Cash-strapped members of the Palestinian security forces launched an angry protest Saturday against the new government led by the Islamic militant group Hamas. But despite growing internal and economic instability sparked by international sanctions, Hamas remains defiant to demands to moderate its policies.
Disgruntled Palestinian policemen stormed a government building and blocked roads in the Gaza Strip, demanding that the Hamas-led Palestinian Authority pay their salaries. In its first major crisis since taking power last month, Hamas has not been able to pay the salaries of 140,000 government employees, which are two weeks overdue.
This has led to mounting frustration among poor Palestinians who live from paycheck to paycheck. The protesting policemen said if the Hamas government cannot pay salaries, it should resign.
Hamas is broke because the United States and European Union have cut off nearly a billion dollars in annual aid to the Palestinian Authority. The U.S. and EU consider Hamas a terrorist organization, and the new Palestinian government has rejected their demands to renounce violence and recognize Israel.
Palestinian analyst Bassam Eid says Hamas is facing a dilemma.

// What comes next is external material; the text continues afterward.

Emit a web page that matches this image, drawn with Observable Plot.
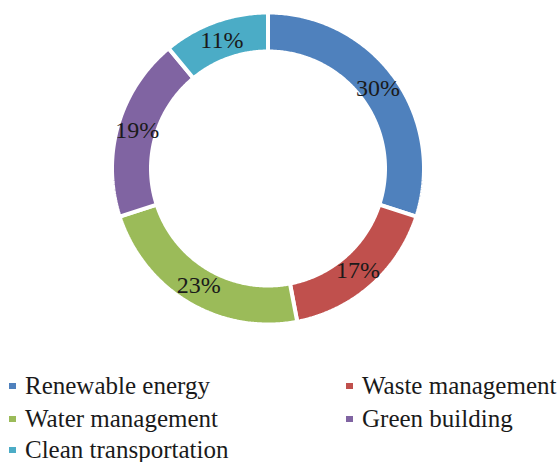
<!DOCTYPE html>
<html>
<head>
<meta charset="utf-8">
<script src="https://cdn.jsdelivr.net/npm/d3@7"></script>
<script src="https://cdn.jsdelivr.net/npm/@observablehq/plot@0.6"></script>
<style>
  html, body { margin: 0; padding: 0; background: #fff; }
  body { width: 559px; height: 462px; overflow: hidden; font-family: "Liberation Serif", "Times New Roman", serif; }
  #legend { position: relative; height: 102px; }
  .item { position: absolute; display: flex; align-items: center; font-size: 25px; color: #1a1a1a; height: 26px; line-height: 26px; white-space: nowrap; }
  .sw { width: 6.5px; height: 6.5px; margin-right: 9.5px; flex: none; }
</style>
</head>
<body>
<div id="chart"></div>
<div id="legend"></div>
<script>
const categories = ["Renewable energy", "Waste management", "Water management", "Green building", "Clean transportation"];
const values = [30, 17, 23, 19, 11];
const colors = ["#4F81BD", "#C0504D", "#9BBB59", "#8064A2", "#4BACC6"];
const labels = ["30%", "17%", "23%", "19%", "11%"];

const total = d3.sum(values);
const outerR = 1, innerR = 0.75, labelR = 0.872;
const polys = [];
const texts = [];
let acc = 0;
categories.forEach((name, i) => {
  const a0 = acc / total * 2 * Math.PI;
  acc += values[i];
  const a1 = acc / total * 2 * Math.PI;
  const n = Math.max(8, Math.ceil((a1 - a0) / 0.01));
  for (let k = 0; k <= n; k++) {
    const a = a0 + (a1 - a0) * k / n;
    polys.push({name, x: outerR * Math.sin(a), y: outerR * Math.cos(a)});
  }
  for (let k = n; k >= 0; k--) {
    const a = a0 + (a1 - a0) * k / n;
    polys.push({name, x: innerR * Math.sin(a), y: innerR * Math.cos(a)});
  }
  const am = (a0 + a1) / 2;
  texts.push({label: labels[i], x: labelR * Math.sin(am), y: labelR * Math.cos(am)});
});

const cx = 267.5, cy = 168, R = 156;
const chart = Plot.plot({
  width: 559,
  height: 360,
  margin: 0,
  x: {domain: [-1, 1], range: [cx - R, cx + R], axis: null},
  y: {domain: [-1, 1], range: [cy + R, cy - R], axis: null},
  color: {domain: categories, range: colors},
  style: {fontFamily: "Liberation Serif, Times New Roman, serif", background: "#fff"},
  marks: [
    Plot.line(polys, {x: "x", y: "y", z: "name", fill: "name", stroke: "white", strokeWidth: 4, curve: "linear-closed", strokeLinejoin: "miter"}),
    Plot.text(texts, {x: "x", y: "y", text: "label", fontSize: 24, fill: "#1a1a1a"})
  ]
});
document.getElementById("chart").appendChild(chart);

const legend = document.getElementById("legend");
const pos = [[9, 13], [346, 13], [9, 46], [346, 46], [9, 77]];
categories.forEach((name, i) => {
  const it = document.createElement("div");
  it.className = "item";
  it.style.left = pos[i][0] + "px";
  it.style.top = pos[i][1] + "px";
  const sw = document.createElement("span");
  sw.className = "sw";
  sw.style.background = colors[i];
  it.appendChild(sw);
  const t = document.createElement("span");
  t.textContent = name;
  it.appendChild(t);
  legend.appendChild(it);
});
</script>
</body>
</html>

It is committed to the destruction of Israel through jihad or holy war, but it is coming to realize that its radical Islamic agenda will not put food on the table.

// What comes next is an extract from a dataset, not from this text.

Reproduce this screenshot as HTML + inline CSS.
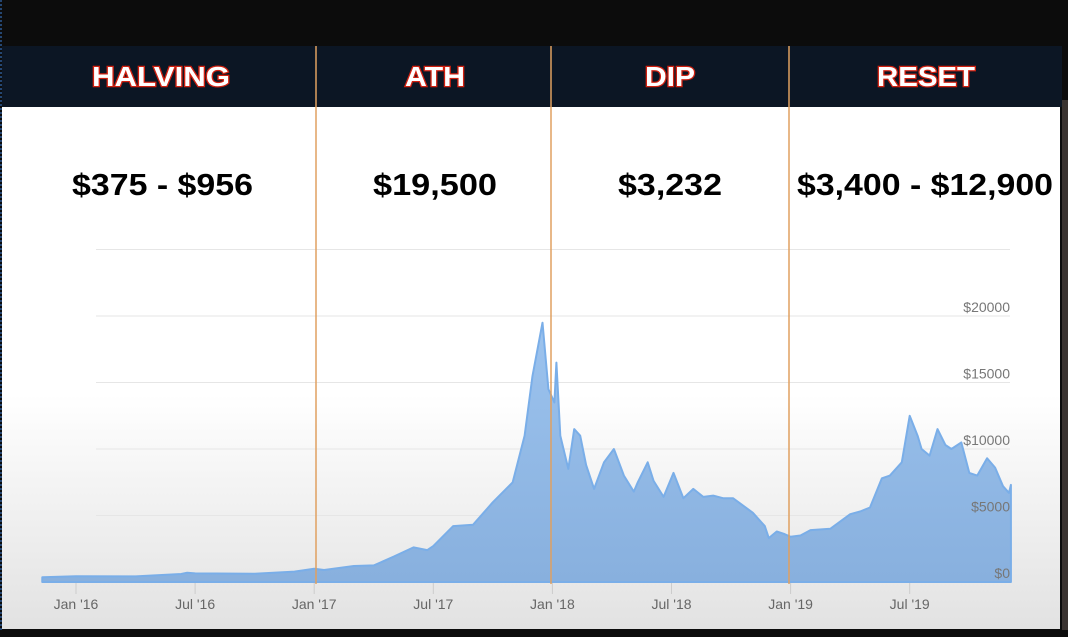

"And Hamas must have to know that the Palestinian economy is based on the support that we are receiving from the international community," he said.
So Eid says after just two weeks in power, the Palestinian territories are facing financial collapse.
"If the international community already decided to impose a kind of a boycott, that means that the Palestinians already remain without any kind of economy," he added.
Palestinian officials accuse the U.S. and Europe of waging economic war against Hamas, but they say that will not force the government to make political concessions.